If you trade in the traditional markets, Stamp Duty and Capital Gains Tax can eat into your profits. In the UK, financial spread betting is not subject to the taxes that traditional trading is:
UK Capital Gains Tax
When you sell an asset the profit you make is liable to Capital Gains Tax (CGT). This tax is also levied when you sell securities on the traditional market. All profit over the Annual Exempt Amount (AEA) is liable to CGT. In 2015/16, the AEA is set at £11,100 for an individual.
For example, you sell £40,000 of shares that you purchased for £20,000 and make a pre-tax profit of £20,000. When the AEA is subtracted (£20,000 – £11,100), the amount liable to Capital Gains Tax is £8,900.
CGT is normally charged at two separate rates, dependant on your income:
Basic rate taxpayers pay the Standard Rate, levied at 18%, for individuals with a total taxable income and gains up to £31,786.
Higher rate taxpayers pay the Higher Rate, levied at 28%, for individuals with a total taxable income and gains in excess of £31,786.
Using the example above, as a Standard Rate taxpayer you would pay £1,602 of your profit to the taxman.
Assuming you are liable for the Higher Rate of CGT, you would pay tax of £2,492 on your gains.

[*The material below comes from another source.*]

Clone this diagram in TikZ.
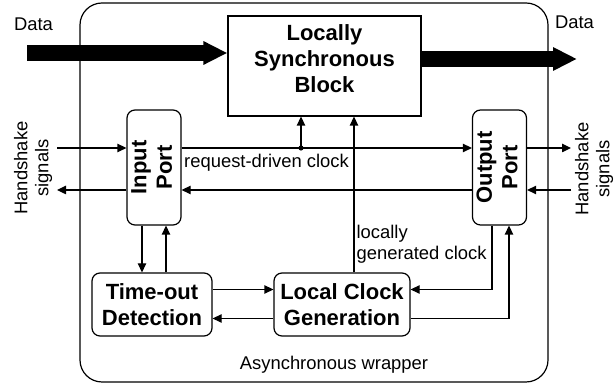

If you placed identical trades using a financial spread betting provider you would usually be exempt from CGT and can keep the £20,000 profit.
UK Stamp Duty
As a normal UK taxpayer, you will pay a 0.5% rate of Stamp Duty at the point of purchase when you trade on the traditional market. In the above example you would pay £100 of your profits to the taxman by way of Stamp Duty.

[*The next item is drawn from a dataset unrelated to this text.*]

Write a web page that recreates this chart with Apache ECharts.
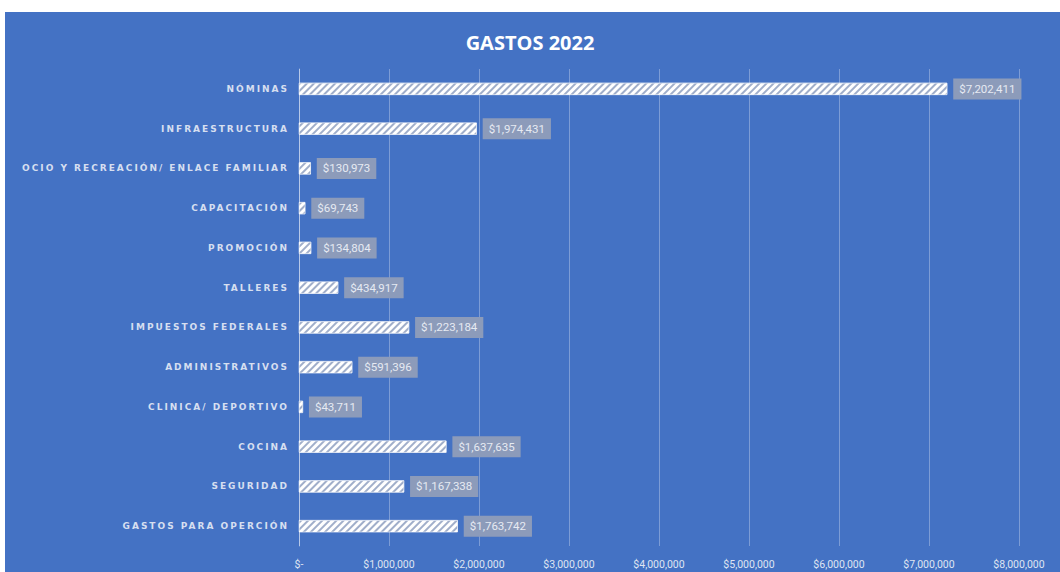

In financial spread betting, because you never own the underlying asset, you would not be liable to pay Stamp Duty on your profits.
With Stamp Duty and CGT added together, in the above scenario you stand to lose £1,702 as a basic rate taxpayer, or £2,592 as a higher rate taxpayer. In financial spread betting, you can trade on the same markets but keep 100% of your profits.
Tax laws are subject to change and depend on individual circumstances, we encourage you to seek independent tax advice. If spread betting is your main income you may be liable to pay tax on your earnings.
Because your spread betting gains are treated as tax-free, your losses are not deductible against other income.
Risk Warning: Spread betting is a leveraged product. Losses may exceed deposits.